View Full Version : Length of ray under/above water

08-11-2014, 08:20 AM
Hi there,

In my project I started out with transforming positions and normals into world-coordinates, but I was recently suggested to just use eye-space instead. Now I run into the following difficulty:

In the world, everything under z=0 is underwater. In the case that a fragment is underwater, and the camera is above water, I apply the underwater effect, then then semi-transparant surface of the water, and than the fog effect for above water (the surface of the water is drawn in a separate buffer and I use deferred rendering for this)

To do this I need to know which part of the ray (from camera/eye to the fragment) is underwater and which part is above water (see picture). In world space I could solve this easily with my high school math, but in eye-space this seems more difficult.

I know you can find the intersection of a line and a plane with solving equations, but i don't know the equation for the plane (z=0 in world-space) in eye space, and I'm not sure if this is best way to go anyway. Basically I would like to know which part of the ray is underwater, and which part is above water... (not only the lengths, but I would like to know for both the fragment and the camera coordinates if they are underwater or not)

Can anyone advise me on this? thanks!

Dark Photon
08-12-2014, 02:28 PM
Sounds like you have a plane equation in world-space (Ax+By+Cz+D = 0), and you need it in eye-space. Well (A,B,C) is the plane normal in world space, which we can transform from world-to-eye space pretty easily, giving you (A',B',C'). Then take a point on the plane in world, transform it to eye, plug into A'x+B'y+C'z+D'=0 to get D'. That should be your plane equation in eye-space. Then can you do your ray-plane intersect and other ops on that?
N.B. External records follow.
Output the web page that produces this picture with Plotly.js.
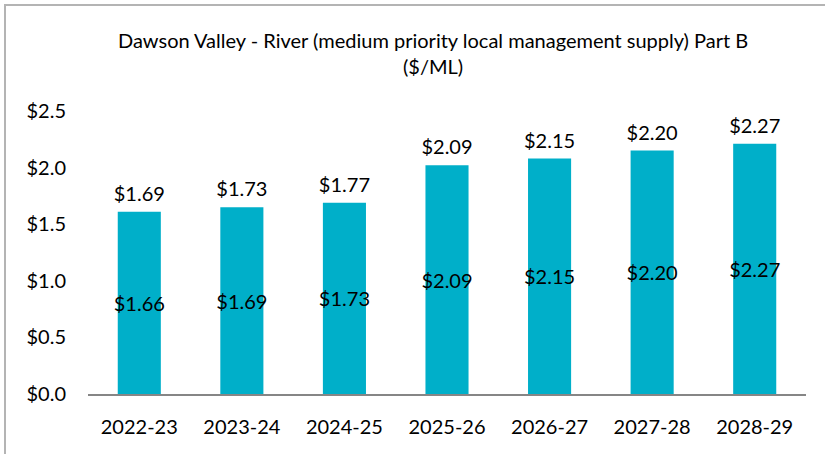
<!DOCTYPE html>
<html>
<head>
<meta charset="utf-8">
<script src="https://cdn.plot.ly/plotly-3.0.1.min.js"></script>
<style>
  html, body { margin: 0; padding: 0; background: #fff; }
  #wrap { position: relative; width: 825px; height: 454px; overflow: hidden; }
  #chart { position: absolute; left: 0; top: 0; width: 825px; height: 454px; }
  #frame { position: absolute; left: 4px; top: 4px; width: 900px; height: 500px;
           border-left: 2px solid #b4b4b4; border-top: 2px solid #b4b4b4; pointer-events: none; }
</style>
</head>
<body>
<div id="wrap">
  <div id="chart"></div>
  <div id="frame"></div>
</div>
<script>
const categories = ["2022-23", "2023-24", "2024-25", "2025-26", "2026-27", "2027-28", "2028-29"];
const barValues = [1.61, 1.65, 1.69, 2.02, 2.08, 2.15, 2.21];
const innerLabels = ["$1.66", "$1.69", "$1.73", "$2.09", "$2.15", "$2.20", "$2.27"];
const topLabels = ["$1.69", "$1.73", "$1.77", "$2.09", "$2.15", "$2.20", "$2.27"];
const yTickVals = [0, 0.5, 1.0, 1.5, 2.0, 2.5];
const yTickText = ["$0.0", "$0.5", "$1.0", "$1.5", "$2.0", "$2.5"];

const FONT = "Lato, 'Open Sans', sans-serif";

const traces = [
  {
    type: "bar",
    x: categories,
    y: barValues,
    marker: { color: "#00AFC9" },
    text: innerLabels,
    textposition: "inside",
    insidetextanchor: "middle",
    textangle: 0,
    constraintext: "none",
    textfont: { family: FONT, size: 20, color: "#000000" },
    hoverinfo: "none",
    showlegend: false
  },
  {
    type: "scatter",
    mode: "markers+text",
    x: categories,
    y: barValues,
    text: topLabels,
    textposition: "top center",
    marker: { size: 8, opacity: 0, color: "rgba(0,0,0,0)" },
    textfont: { family: FONT, size: 20, color: "#000000" },
    hoverinfo: "none",
    showlegend: false,
    cliponaxis: false
  }
];

const layout = {
  width: 825,
  height: 454,
  margin: { l: 88, r: 19, t: 111, b: 60 },
  paper_bgcolor: "#ffffff",
  plot_bgcolor: "#ffffff",
  font: { family: FONT, color: "#000000" },
  title: {
    text: "Dawson Valley - River (medium priority local management supply) Part B<br>($/ML)",
    font: { family: FONT, size: 20, color: "#000000" },
    x: 0.525,
    xanchor: "center",
    y: 0.895,
    yanchor: "top"
  },
  bargap: 0.58,
  xaxis: {
    type: "category",
    range: [-0.5, 6.5],
    showgrid: false,
    zeroline: false,
    showline: true,
    linecolor: "#868686",
    linewidth: 2,
    ticks: "",
    ticklabelstandoff: 14,
    tickfont: { family: FONT, size: 20, color: "#000000" }
  },
  yaxis: {
    range: [0, 2.5],
    showgrid: false,
    zeroline: false,
    showline: false,
    tickvals: yTickVals,
    ticktext: yTickText,
    ticks: "",
    ticklabelstandoff: 21,
    tickfont: { family: FONT, size: 20, color: "#000000" }
  }
};

Plotly.newPlot("chart", traces, layout, { displayModeBar: false, staticPlot: true });
</script>
</body>
</html>
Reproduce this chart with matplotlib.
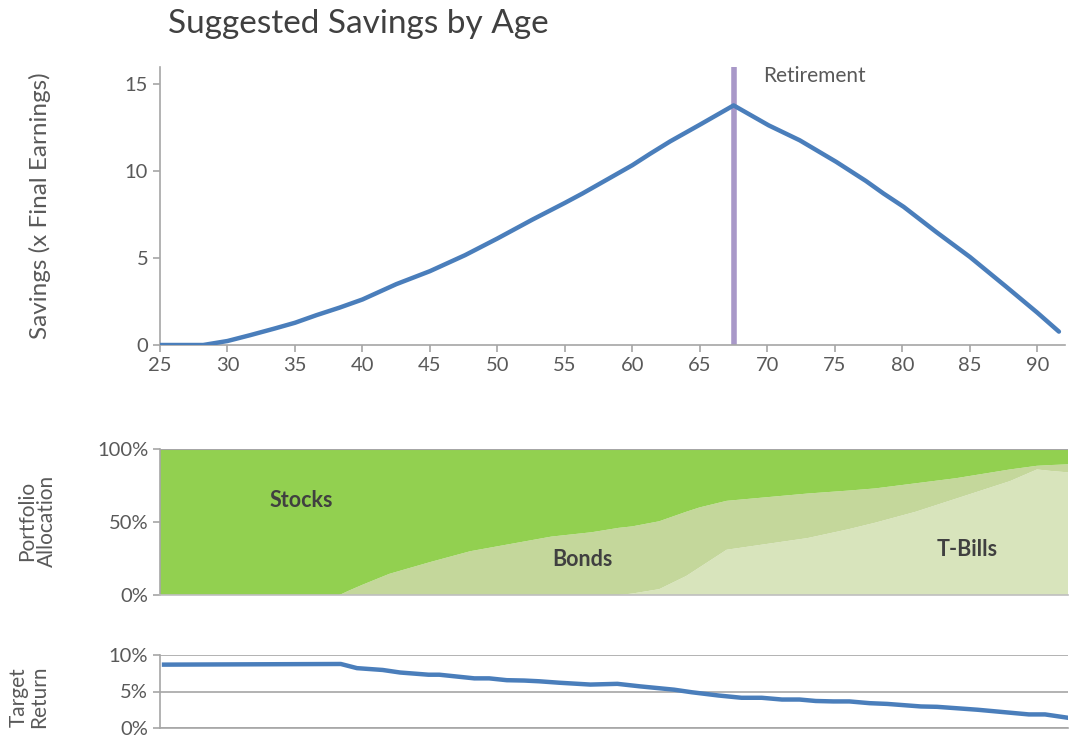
import matplotlib
matplotlib.use("Agg")
import matplotlib.pyplot as plt
import numpy as np

plt.rcParams["font.family"] = ["Lato", "DejaVu Sans"]

# savings curve (x final earnings)
sav_age = [25, 28.2, 30, 31.7, 33.5, 35, 36.6, 38.3, 40, 42.5, 45, 47.6, 50, 52.6, 55,
           56.3, 58.3, 60, 61.3, 62.8, 65, 67.5, 70.1, 72.4, 75.1, 77.3, 78.6, 80.1,
           82.5, 85, 87.7, 90, 91.6]
sav_val = [0, 0, 0.23, 0.57, 0.95, 1.28, 1.72, 2.15, 2.62, 3.5, 4.25, 5.17, 6.13, 7.22, 8.18,
           8.72, 9.6, 10.35, 11.0, 11.72, 12.68, 13.79, 12.64, 11.78, 10.54, 9.44, 8.72, 7.95,
           6.51, 5.07, 3.35, 1.86, 0.77]
retire_age = 67.5

# portfolio allocation (%)
alloc_age = [25, 38.3, 39, 40, 42, 45, 48, 51, 54, 57, 59, 60, 62, 64, 65, 67, 70, 73, 76, 78,
             81, 84, 86, 88, 90, 91, 92.3]
tbills = [0, 0, 0, 0, 0, 0, 0, 0, 0, 0, 0, 1, 4, 13, 19, 31, 35, 39, 45, 49.5,
          57, 66, 72, 78, 86, 85, 84]
bonds = [0, 0, 3, 7, 14.5, 22.5, 30, 35, 40, 43, 46, 46, 46.5, 44, 41, 33.5, 32, 30.5, 26.5, 23.5,
         19.5, 14, 11, 8, 2.5, 4, 5.5]
stocks = [100, 100, 97, 93, 85.5, 77.5, 70, 65, 60, 57, 54, 53, 49.5, 43, 40, 35.5, 33, 30.5, 28.5, 27,
          23.5, 20, 17, 14, 11.5, 11, 10.5]

# target return (%)
ret_age = [25.3, 38.4, 39.6, 41.5, 42.8, 44.9, 45.7, 48.3, 49.4, 50.7, 52, 53.1, 54.6, 56.9,
           58.9, 60.6, 63.1, 64.4, 66.4, 68.1, 69.6, 71.1, 72.4, 73.6, 74.9, 76.1, 77.6,
           78.9, 81.4, 82.6, 85.6, 89.4, 90.6, 92.3]
ret_val = [8.68, 8.77, 8.2, 7.95, 7.6, 7.3, 7.3, 6.8, 6.8, 6.55, 6.5, 6.4, 6.2, 5.95,
           6.05, 5.7, 5.25, 4.9, 4.45, 4.14, 4.14, 3.9, 3.9, 3.7, 3.64, 3.64, 3.4,
           3.3, 2.95, 2.9, 2.5, 1.86, 1.86, 1.4]

BLUE = "#4A7EBB"
GRAY = "#A6A6A6"
TXT = "#595959"

W, H = 1069, 738
fig = plt.figure(figsize=(W / 100, H / 100), dpi=100, facecolor="white")


def ax_px(l, t, r, b):
    return fig.add_axes([l / W, 1 - b / H, (r - l) / W, (b - t) / H])


def style(ax):
    for s in ("top", "right"):
        ax.spines[s].set_visible(False)
    for s in ("left", "bottom"):
        ax.spines[s].set_color(GRAY)
        ax.spines[s].set_linewidth(1.2)
    ax.tick_params(colors=GRAY, labelcolor=TXT, labelsize=14.5, width=1.2, length=5)


# ── top: savings ────────────────────────────────
ax1 = ax_px(160, 67, 1065, 345)
style(ax1)
ax1.plot(sav_age, sav_val, color=BLUE, lw=3.2, solid_capstyle="round", zorder=3)
ax1.axvline(retire_age, color="#A898C8", lw=4, zorder=2)
ax1.text(retire_age + 2.2, 16.05, "Retirement", fontsize=15, color=TXT, va="top")
ax1.set_xlim(25, 92.05)
ax1.set_ylim(0, 16)
ax1.set_xticks(np.arange(25, 95, 5))
ax1.set_yticks([0, 5, 10, 15])
fig.text(40 / W, 1 - 206 / H, "Savings (x Final Earnings)", fontsize=17.5, color=TXT,
         rotation=90, ha="center", va="center")
fig.text(168 / W, 1 - 24 / H, "Suggested Savings by Age", fontsize=24, color="#404040",
         va="center", ha="left")

# ── middle: allocation ─────────────────────────
ax2 = ax_px(160, 449, 1068, 595)
style(ax2)
ax2.stackplot(alloc_age, tbills, bonds, stocks,
              colors=["#D8E4BC", "#C4D79B", "#92D050"], lw=0)
ax2.axhline(100, color=GRAY, lw=1.5)
ax2.set_xlim(25, 92.3)
ax2.set_ylim(0, 100)
ax2.set_xticks([])
ax2.spines["bottom"].set_color("#BFBFBF")
ax2.set_yticks([0, 50, 100])
ax2.set_yticklabels(["0%", "50%", "100%"])
fig.text(37 / W, 1 - 521 / H, "Portfolio\nAllocation", fontsize=15, color=TXT,
         rotation=90, ha="center", va="center", linespacing=1.0)
for lbl, x, y in [("Stocks", 35.5, 65), ("Bonds", 56.3, 24), ("T-Bills", 84.8, 31)]:
    ax2.text(x, y, lbl, fontsize=15.5, fontweight="bold", color="#404040",
             ha="center", va="center")

# ── bottom: target return ──────────────────────
ax3 = ax_px(160, 655, 1068, 728)
style(ax3)
ax3.plot(ret_age, ret_val, color=BLUE, lw=3.2, zorder=3)
ax3.set_xlim(25, 92.3)
ax3.set_ylim(0, 10)
ax3.set_xticks([])
ax3.set_yticks([0, 5, 10])
ax3.set_yticklabels(["0%", "5%", "10%"])
ax3.grid(axis="y", color=GRAY, lw=1.2)
ax3.set_axisbelow(True)
fig.text(29 / W, 1 - 697 / H, "Target\nReturn", fontsize=15, color=TXT,
         rotation=90, ha="center", va="center", linespacing=1.0)

fig.savefig("out.png", dpi=100, facecolor="white")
I may be missing something in your question though.

08-31-2014, 12:06 AM
Personally I find thinking about planes as a point&normal vector representation much easier than plane equations. Transform both (normalmat*normal, modelview*vec4(point,1)) into eye space and the rest of the maths is the same: intersect = raystart + raydir * (dot(point - raystart, normal) / dot(raydir, normal))

On a related note, if you just need the distance through something (e.g. for absorption effects) a cool trick is to use blending and render the object to a texture twice, the first time additively blending only back face distance and the second subtracting front face distance. One limitation is the object needs to be watertight, or at least bounded by backfaces. In the case of water, the floor needs to be included as backfaces. For a flat surface, the plane intersection will of course be way faster.